§ **Do this**: Retype every line from the start of the data down to and including the line with "const ref = useRef<HTMLCanvasElement". Skip the pictures.

▬▬▬

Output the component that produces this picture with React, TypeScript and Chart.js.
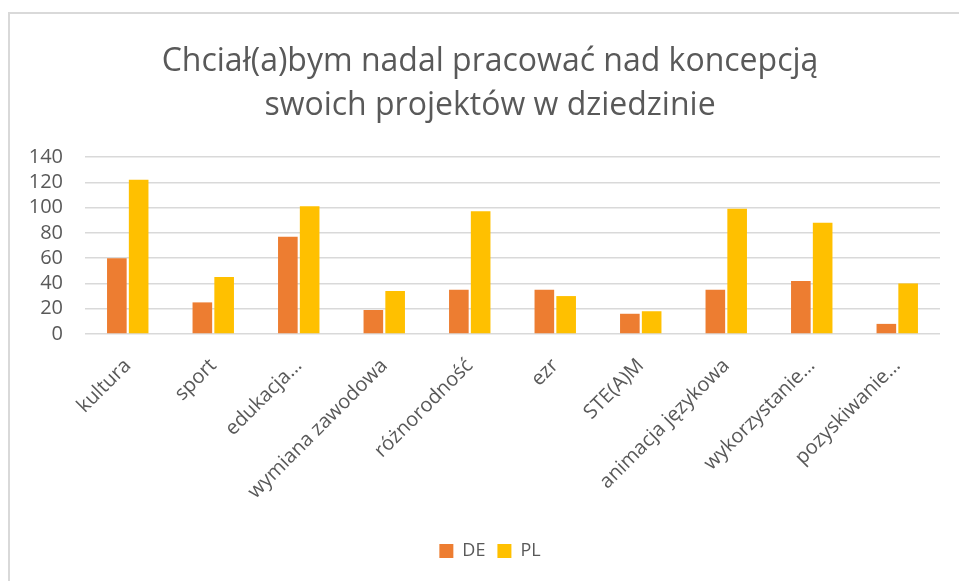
import React, { useEffect, useRef } from "react";
import { Chart, registerables } from "chart.js";

Chart.register(...registerables);

const titleLines = ["Chciał(a)bym nadal pracować nad koncepcją", "swoich projektów w dziedzinie"];
const categories = [
  "kultura",
  "sport",
  "edukacja…",
  "wymiana zawodowa",
  "różnorodność",
  "ezr",
  "STE(A)M",
  "animacja językowa",
  "wykorzystanie…",
  "pozyskiwanie…",
];
const seriesDE = [60, 25, 77, 19, 35, 35, 16, 35, 42, 8];
const seriesPL = [122, 45, 101, 34, 97, 30, 18, 99, 88, 40];
const yTicks = [0, 20, 40, 60, 80, 100, 120, 140];

const FONT = "'Open Sans', 'DejaVu Sans', sans-serif";
const TEXT = "#595959";

const framePlugin = {
  id: "frame",
  beforeDraw(chart: any) {
    const ctx = chart.ctx;
    ctx.save();
    ctx.fillStyle = "#ffffff";
    ctx.fillRect(0, 0, chart.width, chart.height);
    ctx.strokeStyle = "#d9d9d9";
    ctx.lineWidth = 2;
    ctx.beginPath();
    ctx.moveTo(9, chart.height + 5);
    ctx.lineTo(9, 13);
    ctx.lineTo(chart.width + 5, 13);
    ctx.stroke();
    ctx.restore();
  },
};

export default function App() {
  const ref = useRef<HTMLCanvasElement | null>(null);

  useEffect(() => {
    document.body.style.margin = "0";
    const canvas = ref.current;
    if (!canvas) return;
    const chart = new Chart(canvas, {
      type: "bar",
      data: {
        labels: categories,
        datasets: [
          {
            label: "DE",
            data: seriesDE,
            backgroundColor: "#ED7D31",
            barPercentage: 0.9,
            categoryPercentage: 0.51,
          },
          {
            label: "PL",
            data: seriesPL,
            backgroundColor: "#FFC000",
            barPercentage: 0.9,
            categoryPercentage: 0.51,
          },
        ],
      },
      plugins: [framePlugin],
      options: {
        responsive: false,
        animation: false,
        layout: { padding: { top: 39, left: 40, right: 19, bottom: 11 } },
        plugins: {
          title: {
            display: true,
            text: titleLines,
            color: TEXT,
            font: { family: FONT, size: 32, weight: "normal", lineHeight: 1.4 },
            padding: { top: 0, bottom: 28.4 },
          },
          legend: {
            position: "bottom",
            labels: {
              color: TEXT,
              font: { family: FONT, size: 18 },
              boxWidth: 14,
              boxHeight: 14,
              padding: 12,
            },
          },
          tooltip: { enabled: false },
        },
        scales: {
          x: {
            grid: { display: false },
            border: { display: false },
            ticks: {
              color: TEXT,
              font: { family: FONT, size: 20 },
              minRotation: 45,
              maxRotation: 45,
              autoSkip: false,
              padding: 12,
            },
            afterFit(scale: any) {
              scale.height = 196;
            },
          },
          y: {
            min: 0,
            max: 140,
            afterBuildTicks(scale: any) {
              scale.ticks = yTicks.map((v) => ({ value: v }));
            },
            grid: { color: "#d9d9d9", lineWidth: 1.5, drawTicks: false },
            border: { display: false },
            ticks: {
              color: TEXT,
              font: { family: FONT, size: 20 },
              padding: 22,
              autoSkip: false,
            },
            afterFit(scale: any) {
              scale.width = 45;
              // let the tick labels extend beyond the narrowed axis box
              scale._computeLabelArea = () => undefined;
            },
          },
        },
      },
    });
    return () => chart.destroy();
  }, []);

  return (
    <div style={{ width: 959, height: 581 }}>
      <canvas ref={ref} width={959} height={581} style={{ display: "block" }} />
    </div>
  );
}
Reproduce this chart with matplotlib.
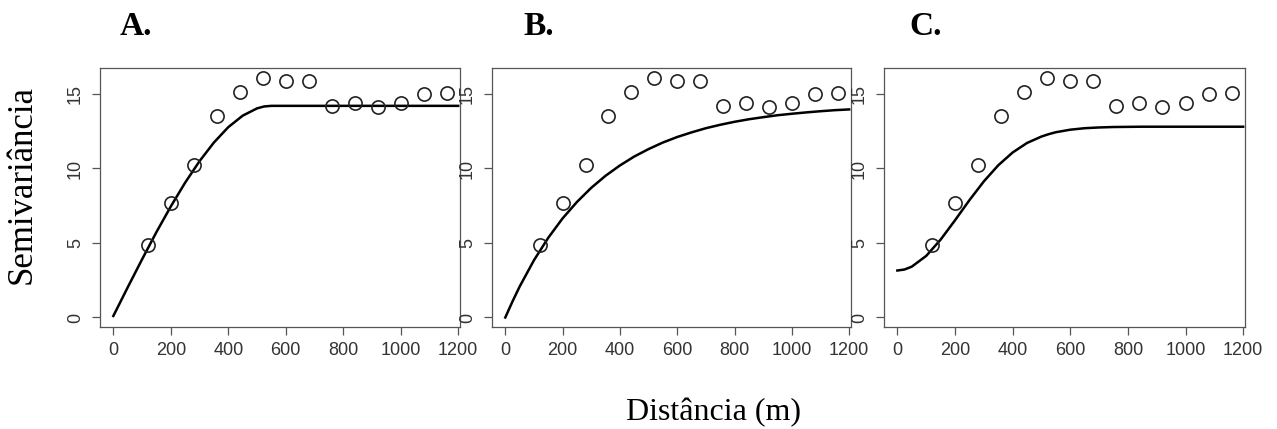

▬▬▬

§ **Task output**:
Output the component that produces this picture with React, TypeScript and Chart.js.
import React, { useEffect, useRef } from "react";
import { Chart, registerables } from "chart.js";

Chart.register(...registerables);

const titleLines = ["Chciał(a)bym nadal pracować nad koncepcją", "swoich projektów w dziedzinie"];
const categories = [
  "kultura",
  "sport",
  "edukacja…",
  "wymiana zawodowa",
  "różnorodność",
  "ezr",
  "STE(A)M",
  "animacja językowa",
  "wykorzystanie…",
  "pozyskiwanie…",
];
const seriesDE = [60, 25, 77, 19, 35, 35, 16, 35, 42, 8];
const seriesPL = [122, 45, 101, 34, 97, 30, 18, 99, 88, 40];
const yTicks = [0, 20, 40, 60, 80, 100, 120, 140];

const FONT = "'Open Sans', 'DejaVu Sans', sans-serif";
const TEXT = "#595959";

const framePlugin = {
  id: "frame",
  beforeDraw(chart: any) {
    const ctx = chart.ctx;
    ctx.save();
    ctx.fillStyle = "#ffffff";
    ctx.fillRect(0, 0, chart.width, chart.height);
    ctx.strokeStyle = "#d9d9d9";
    ctx.lineWidth = 2;
    ctx.beginPath();
    ctx.moveTo(9, chart.height + 5);
    ctx.lineTo(9, 13);
    ctx.lineTo(chart.width + 5, 13);
    ctx.stroke();
    ctx.restore();
  },
};

export default function App() {
  const ref = useRef<HTMLCanvasElement | null>(null);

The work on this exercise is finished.